Emil Bove, attorney for former US President Donald Trump, sits Manhattan criminal court during Trump’s sentencing in the hush money case in New York, Jan. 10, 2025. (Jeenah Moon/Bloomberg via AP, Pool, File)
A whistleblower has accused federal judicial nominee Emil Bove of misleading lawmakers about his handling of New York Mayor Eric Adams’ corruption case.
Bove — President Donald Trump’s former defense attorney and an acting deputy attorney general — was nominated by the president to serve as a judge on the U.S. Court of Appeals for the Third Circuit. The court’s jurisdiction includes Delaware, New Jersey, and Pennsylvania. The nomination was met with pushback from both sides of the aisle, and the advancement of Bove’s nomination resulted in Senate Democrats staging a walkout.
Months prior, Bove sparked controversy with his move to drop the corruption charges against Adams. At the time, the deputy attorney general said he was instructed to do so as part of Trump’s movement to end the “weaponization” of the justice system.
According to reporting from The Washington Post, the whistleblower shared evidence with lawmakers allegedly proving that Bove misled Congress during his confirmation hearing. The Post reported:
According to Sen. Cory Booker’s office, the latest whistleblower shared evidence first with Booker, a Judiciary Committee member who represents New Jersey. Booker and other Democrats have reviewed the evidence, multiple Senate staffers told The Post, which Booker has publicly described as significant.
“We have substantial information relevant to the truthfulness of the nominee,” Booker said in a speech on the Senate floor ahead of a preliminary vote on Bove’s nomination.
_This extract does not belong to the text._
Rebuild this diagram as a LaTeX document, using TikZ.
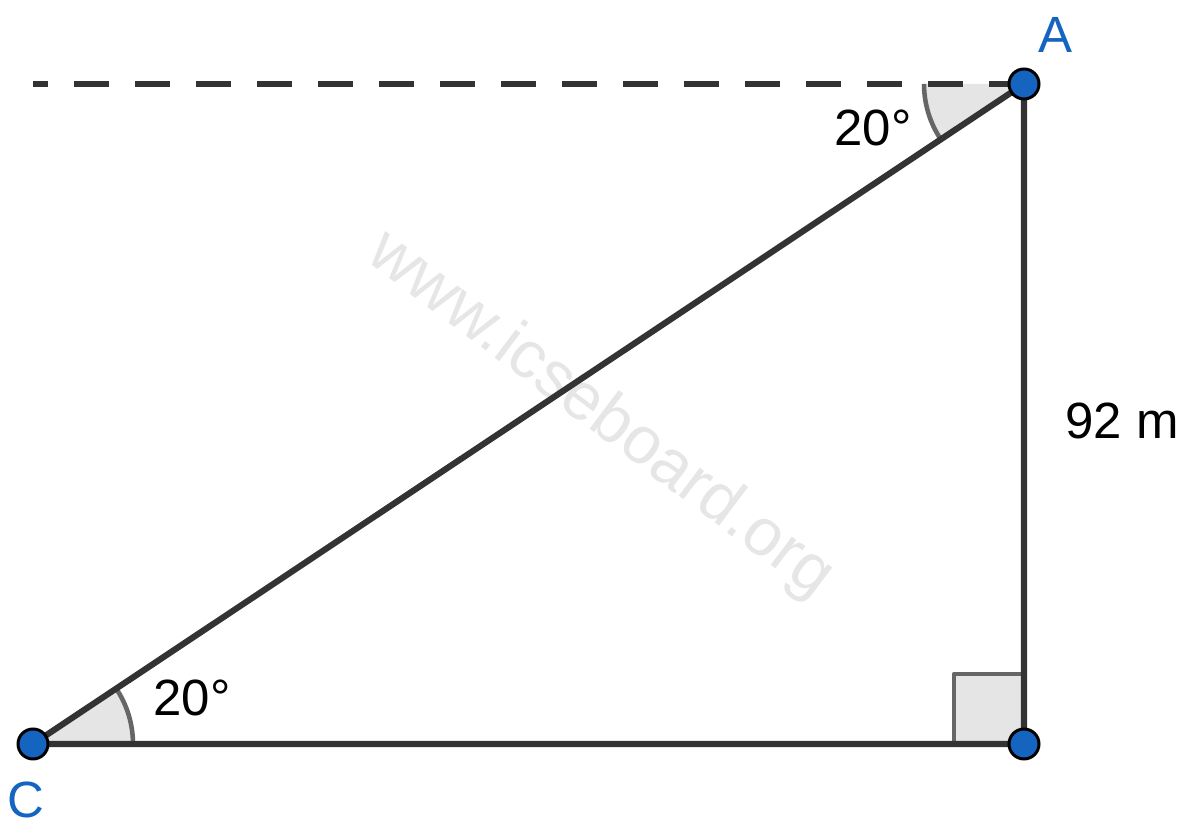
\documentclass[tikz,border=0pt]{standalone}
\usepackage{fontspec}
\setmainfont{Liberation Sans}
\usetikzlibrary{positioning,angles,backgrounds}
\definecolor{ptblue}{HTML}{1565C0}
\definecolor{edgegray}{HTML}{333333}
\definecolor{arcgray}{HTML}{666666}
\definecolor{angfill}{HTML}{E5E5E5}
\definecolor{wmgray}{HTML}{E6E6E6}

\begin{document}
\begin{tikzpicture}[x=0.02cm,y=0.02cm,
			pt/.style={circle,draw=black,line width=1.7pt,fill=ptblue,inner sep=0pt,minimum size=0.6cm},
			side/.style={draw=edgegray,line width=3.5pt},
			horizon/.style={side,dash pattern=on 0.7cm off 0.52cm},
			ang/.style={draw=arcgray,line width=2.6pt,fill=angfill,angle radius=2cm},
			txt/.style={font=\fontsize{29}{35}\selectfont},
			ptlabel/.style={txt,text=ptblue}]
			\useasboundingbox (0,0) rectangle (1194,827);
			\node (A) [pt] at (1024,743) {};
			\node (B) [pt] at (1024,83) {};
			\node (C) [pt] at (33,83) {};
			\coordinate (L) at (33,743);
			\node (labA) [ptlabel] at (1055,792) {A};
			\node (labC) [ptlabel] at (26,27) {C};
			\node (height) [txt] at (1122,406) {92 m};
			\node (angA) [txt] at (873,699) {20°};
			\node (angC) [txt] at (192,129) {20°};
			\begin{scope}[on background layer]
				\node (wm) [txt,text=wmgray,rotate=-37,font=\fontsize{38}{44}\selectfont] at (600,412) {www.icseboard.org};
				\pic [ang] {angle=L--A--C};
				\pic [ang] {angle=B--C--A};
				\draw [draw=arcgray,line width=2.6pt,fill=angfill,line join=round] (B.center) ++(-70,0) rectangle ++(70,70);
				\draw [horizon] (A.center) -- (L);
				\draw [side] (C.center) -- (A.center) -- (B.center) -- cycle;
			\end{scope}
		\end{tikzpicture}
\end{document}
At the time, he invited his Republican colleagues to review the claims. None immediately took him up on his offer, Senate staffers said.
Senate Judiciary Committee Chairman Chuck Grassley (R-IA) was also given the opportunity to review the evidence, but the whistleblower’s lawyers said it could not be done with Grassley’s staffers alone. As a result, Grassley had not seen the evidence for himself at the time of writing. Grassley’s spokesperson also called the evidence a “bad faith attempt to sink a nominee who’s already received committee approval.”